EIS tax relief explained
The Enterprise Investment Scheme (EIS) is designed to help higher-risk trading companies to raise finance by offering a range of tax reliefs to investors who purchase new shares in those companies.
Statistics show that high risk companies often struggle to attract outside investment because they are too high risk for traditional sources of finances, such as bank loans, and still too small for many venture capital firms, which prefer to invest larger amounts of cash in a smaller portfolio of businesses due to the time and effort involved in monitoring each investment.
The purpose of EIS, is to help such companies overcome this problem and raise equity finance by incentivising equity investors by offering a variety of tax perks. It is very similar to its “little brother”, the Seed Enterprise Investment Scheme (or “SEIS”), but with several subtle but important differences.
There are a variety of tax perks for investors that choose to invest in qualifying companies. Read on to find out whether your company qualifies to receive equity investment under the EIS.
What Are The Benefits You Can Expect With The EIS Scheme?
A company may issue shares for a cash investment of up to £5 million in any 12 month period, which it may use for a wide range of business purposes, including research and development. HMRC simply requires that all the monies raised by the share issue must be spent on qualifying activities (growth activities) within two years of the share issue.
The benefits for the investor of investing via the EIS scheme are equally clear. The EIS offers attractive tax reliefs to potential investors.
The principal types of tax relief are listed below.
Income Tax Relief
Investors may recover 30% of the cost of the shares, up to a maximum of £1,000,000 each tax year.
The relief is deducted from the investor’s tax liability, providing there is sufficient tax liability against which to off-set it.
Loss Relief
If the shares are disposed of at a loss, the investor can elect that the amount of the loss, less any Income Tax relief given, can be set against income of the year in which they were disposed of, or any income of the previous year, instead of being set off against any capital gains.
Combined with income tax relief, that means that the investor has downside loss protection of 65p for every £1 invested.
Understand the deal
Whenever a business raises finance it is entering into a long-term commitment. But what exactly have both parties committed to undertake and for how long? These are questions that need to be fully answered by a professional who understands your business and its needs.
Is equity finance the right option?
Whilst raising funds by issuing shares has many benefits compared to alternative sources of finance, it may not be best for your business. This will very much depend on your ambitions and requirements. A specialist will be able to talk you through the options and help identify what’s right for your business, especially if your business is based in London.

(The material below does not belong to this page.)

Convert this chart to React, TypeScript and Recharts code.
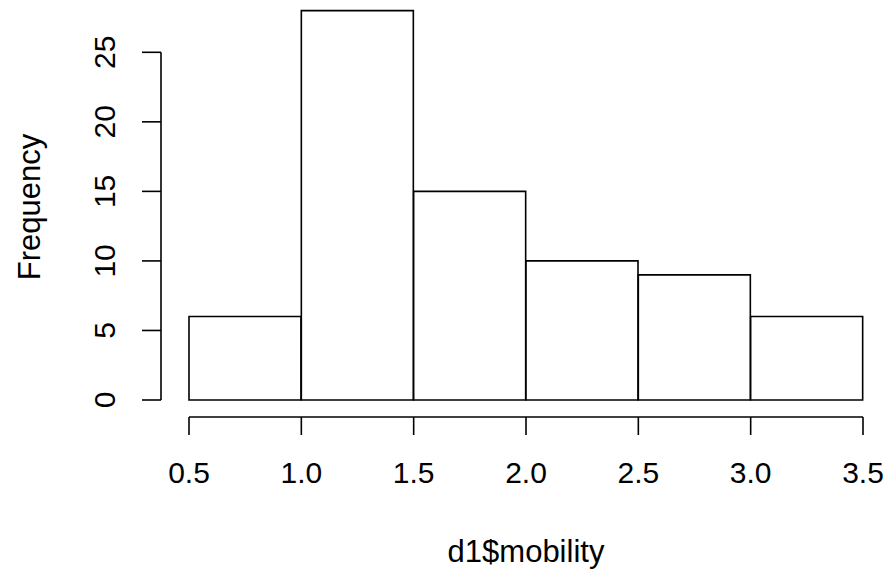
import React from 'react';
import { BarChart, Bar, XAxis, YAxis, ReferenceLine, Label } from 'recharts';

// Histogram of d1$mobility: bin edges and counts per bin
const binEdges = [0.5, 1.0, 1.5, 2.0, 2.5, 3.0, 3.5];
const frequencies = [6, 28, 15, 10, 9, 6];
const xTicks = [0.5, 1.0, 1.5, 2.0, 2.5, 3.0, 3.5];
const yTicks = [0, 5, 10, 15, 20, 25];
const xTitle = 'd1$mobility';
const yTitle = 'Frequency';

const data = frequencies.map((count, i) => ({
  mid: (binEdges[i] + binEdges[i + 1]) / 2,
  count,
}));

// Layout (pixels)
const WIDTH = 891;
const HEIGHT = 576;
const PLOT_LEFT = 161; // where the y axis line sits
const PLOT_BOTTOM = 417; // where the x axis line sits
const X_GAP = 28; // space between the y axis line and the first/last bin edge
const Y_ZERO = 400; // pixel row of frequency 0
const PX_PER_COUNT = 13.908;

const FONT = '"Liberation Sans", Arial, sans-serif';
const INK = '#000';
const LINE_W = 1.6;

const xMin = binEdges[0];
const xMax = binEdges[binEdges.length - 1];
const pxPerUnit = (WIDTH - PLOT_LEFT - 2 * X_GAP) / (xMax - xMin);
const xPad = X_GAP / pxPerUnit;
const xDomain: [number, number] = [xMin - xPad, xMax + xPad];

const yDomain: [number, number] = [-(PLOT_BOTTOM - Y_ZERO) / PX_PER_COUNT, Y_ZERO / PX_PER_COUNT];

const RotatedTick = (props: any) => {
  const { x, y, payload } = props;
  return (
    <text
      x={x}
      y={y}
      transform={`rotate(-90 ${x} ${y})`}
      textAnchor="middle"
      fill={INK}
      fontSize={30}
      fontFamily={FONT}
    >
      {payload.value}
    </text>
  );
};

export default function App() {
  return (
    <div style={{ position: 'absolute', left: 0, top: 0, background: '#fff' }}>
      <BarChart
        width={WIDTH}
        height={HEIGHT}
        data={data}
        margin={{ top: 0, right: 0, bottom: 0, left: 0 }}
        barCategoryGap={0}
        barGap={0}
      >
        <XAxis
          type="number"
          dataKey="mid"
          domain={xDomain}
          ticks={xTicks}
          interval={0}
          allowDataOverflow
          tickFormatter={(v: number) => v.toFixed(1)}
          axisLine={false}
          tickLine={{ stroke: INK, strokeWidth: LINE_W }}
          tickSize={18}
          tickMargin={27}
          height={HEIGHT - PLOT_BOTTOM}
          tick={{ fill: INK, fontSize: 30, fontFamily: FONT }}
        >
          <Label
            value={xTitle}
            position="insideBottom"
            offset={14}
            fill={INK}
            fontSize={31}
            fontFamily={FONT}
          />
        </XAxis>
        <YAxis
          type="number"
          domain={yDomain}
          ticks={yTicks}
          interval={0}
          allowDataOverflow
          axisLine={false}
          tickLine={{ stroke: INK, strokeWidth: LINE_W }}
          tickSize={19}
          tickMargin={27}
          width={PLOT_LEFT}
          tick={(p: any) => <RotatedTick {...p} />}
        >
          <Label
            content={() => (
              <text
                x={40}
                y={207}
                transform="rotate(-90 40 207)"
                textAnchor="middle"
                fill={INK}
                fontSize={31}
                fontFamily={FONT}
              >
                {yTitle}
              </text>
            )}
          />
        </YAxis>
        <Bar
          dataKey="count"
          fill="#fff"
          stroke={INK}
          strokeWidth={LINE_W}
          isAnimationActive={false}
        />
        <ReferenceLine
          segment={[
            { x: xTicks[0], y: yDomain[0] },
            { x: xTicks[xTicks.length - 1], y: yDomain[0] },
          ]}
          stroke={INK}
          strokeWidth={LINE_W}
          ifOverflow="visible"
        />
        <ReferenceLine
          segment={[
            { x: xDomain[0], y: yTicks[0] },
            { x: xDomain[0], y: yTicks[yTicks.length - 1] },
          ]}
          stroke={INK}
          strokeWidth={LINE_W}
          ifOverflow="visible"
        />
      </BarChart>
    </div>
  );
}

What Does our Service Involve?
We provide a complete EIS service, which includes completion of all of the steps set out below.
We always recommend that you first seek an advance assurance. Whilst not required, it’s sensible for any company to have an EIS- advance assurance in advance of receiving an investment. This process can take up to circa six weeks but does provide comfort to the would-be shareholders that any investment would qualify for EIS.
Before issuing new shares and finalising a round of investment it is important to ensure that the Company is legally able to issue shares in the Company. If a company wishes to legally issue new shares, the directors must ensure that the Articles of Association allow the directors to issue new shares without the need to first pass a resolution. Sometimes a board meeting is required to seek approval for the proposed investment.
Once the directors have the necessary authority, the cash investment can be received to the Company and the shares can be issued. Share certificates can thereafter be sent to the new shareholders and the Companies House updated with the new shares, via SH01s.